* Start Data segment *
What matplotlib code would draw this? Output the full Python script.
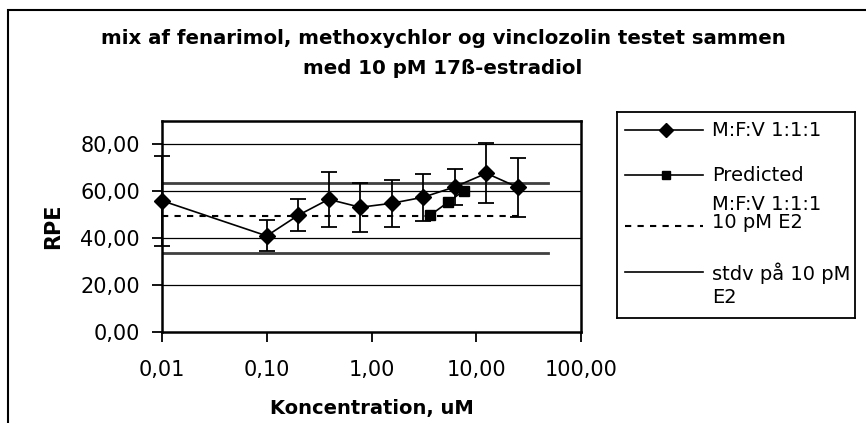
import numpy as np
import matplotlib
matplotlib.use("Agg")
import matplotlib.pyplot as plt
from matplotlib.lines import Line2D
from matplotlib.patches import Rectangle
from matplotlib.ticker import FixedLocator, FuncFormatter

plt.rcParams['font.family'] = ['DejaVu Sans']

# mix M:F:V 1:1:1, concentration in uM
conc = [0.01, 0.1, 0.2, 0.39, 0.78, 1.56, 3.125, 6.25, 12.5, 25]
rpe = [56.0, 41.0, 49.8, 56.6, 53.2, 54.9, 57.5, 61.9, 67.7, 61.7]
rpe_err = [19.2, 6.6, 6.8, 11.6, 10.5, 9.9, 10.1, 7.8, 12.8, 12.7]

# predicted response
pred_conc = [3.6, 5.4, 7.6]
pred_rpe = [49.7, 55.4, 60.3]

# 10 pM E2 reference level and its stdv band
e2_conc = [0.01, 25]
e2_mean = 49.6
stdv_conc = [0.01, 48]
stdv_hi = 63.4
stdv_lo = 33.9

fig = plt.figure(figsize=(8.66, 4.23), dpi=100)

# outer chart frame
fig.patches.append(Rectangle((8 / 866, -0.1), 1.0, 1 - 10 / 423 + 0.1,
                             transform=fig.transFigure, fill=False,
                             edgecolor='black', linewidth=1.5))

ax = fig.add_axes([162 / 866, 1 - 332 / 423, 419 / 866, 211 / 423])

ax.set_xscale('log')
ax.set_xlim(0.01, 100)
ax.set_ylim(0, 90)

for y in [20, 40, 60, 80]:
    ax.axhline(y, color='black', linewidth=0.9, zorder=1)

ax.plot(stdv_conc, [stdv_hi, stdv_hi], color='#404040', linewidth=2, zorder=2)
ax.plot(stdv_conc, [stdv_lo, stdv_lo], color='#404040', linewidth=2, zorder=2)
ax.plot(e2_conc, [e2_mean, e2_mean], color='black', linewidth=1.5,
        linestyle=(0, (3, 3)), zorder=2)

ax.errorbar(conc, rpe, yerr=rpe_err, color='black', linewidth=1.2,
            elinewidth=1.3, capsize=6, capthick=1.3, marker='D',
            markersize=8.5, zorder=4, clip_on=False)
ax.plot(pred_conc, pred_rpe, color='black', linewidth=1.2, marker='s',
        markersize=7, zorder=5)

ax.xaxis.set_major_locator(FixedLocator([0.01, 0.1, 1, 10, 100]))
ax.xaxis.set_minor_locator(FixedLocator([]))
ax.xaxis.set_major_formatter(FuncFormatter(lambda v, p: f"{v:.2f}".replace('.', ',')))
ax.yaxis.set_major_locator(FixedLocator([0, 20, 40, 60, 80]))
ax.yaxis.set_major_formatter(FuncFormatter(lambda v, p: f"{v:.2f}".replace('.', ',')))
ax.tick_params(axis='both', direction='out', length=7, width=1.3,
               labelsize=15, colors='black')
ax.tick_params(axis='x', pad=13)
ax.tick_params(axis='y', pad=9)
for s in ax.spines.values():
    s.set_linewidth(1.8)

ax.set_xlabel('Koncentration, uM', fontsize=14, fontweight='bold', labelpad=14)
ax.set_ylabel('RPE', fontsize=15, fontweight='bold', labelpad=12)

fig.text(443 / 866, 1 - 38 / 423,
         'mix af fenarimol, methoxychlor og vinclozolin testet sammen',
         ha='center', va='center', fontsize=14.2, fontweight='bold')
fig.text(443 / 866, 1 - 69 / 423, 'med 10 pM 17ß-estradiol',
         ha='center', va='center', fontsize=14.2, fontweight='bold')

# legend box, laid out in pixel units
lg = fig.add_axes([617 / 866, 1 - 318 / 423, 238 / 866, 206 / 423])
lg.set_xlim(617, 855)
lg.set_ylim(318, 112)
lg.set_xticks([])
lg.set_yticks([])
for s in lg.spines.values():
    s.set_linewidth(1.3)

lg.add_line(Line2D([625, 703], [130, 130], color='black', linewidth=1.2))
lg.add_line(Line2D([666], [130], color='black', marker='D', markersize=7.5))
lg.add_line(Line2D([625, 703], [175, 175], color='black', linewidth=1.2))
lg.add_line(Line2D([666], [175], color='black', marker='s', markersize=6))
lg.add_line(Line2D([625, 703], [226, 226], color='black', linewidth=1.5,
                   linestyle=(0, (3, 3))))
lg.add_line(Line2D([625, 703], [272, 272], color='black', linewidth=1.2))

leg_fs = 14
lg.text(712, 130, 'M:F:V 1:1:1', va='center', fontsize=leg_fs)
lg.text(712, 175, 'Predicted', va='center', fontsize=leg_fs)
lg.text(712, 204, 'M:F:V 1:1:1', va='center', fontsize=leg_fs)
lg.text(712, 222, '10 pM E2', va='center', fontsize=leg_fs)
lg.text(712, 273, 'stdv på 10 pM', va='center', fontsize=leg_fs)
lg.text(712, 297, 'E2', va='center', fontsize=leg_fs)

fig.savefig('out.png', dpi=100)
* End Data segment *
**What you need to do**
Restate exactly, please, only the lines between the start of the data and the line containing "pred_rpe = [49.7, 55.4, 60.3]", both ends included, skipping the pictures.

**Answer to this task**
What matplotlib code would draw this? Output the full Python script.
import numpy as np
import matplotlib
matplotlib.use("Agg")
import matplotlib.pyplot as plt
from matplotlib.lines import Line2D
from matplotlib.patches import Rectangle
from matplotlib.ticker import FixedLocator, FuncFormatter

plt.rcParams['font.family'] = ['DejaVu Sans']

# mix M:F:V 1:1:1, concentration in uM
conc = [0.01, 0.1, 0.2, 0.39, 0.78, 1.56, 3.125, 6.25, 12.5, 25]
rpe = [56.0, 41.0, 49.8, 56.6, 53.2, 54.9, 57.5, 61.9, 67.7, 61.7]
rpe_err = [19.2, 6.6, 6.8, 11.6, 10.5, 9.9, 10.1, 7.8, 12.8, 12.7]

# predicted response
pred_conc = [3.6, 5.4, 7.6]
pred_rpe = [49.7, 55.4, 60.3]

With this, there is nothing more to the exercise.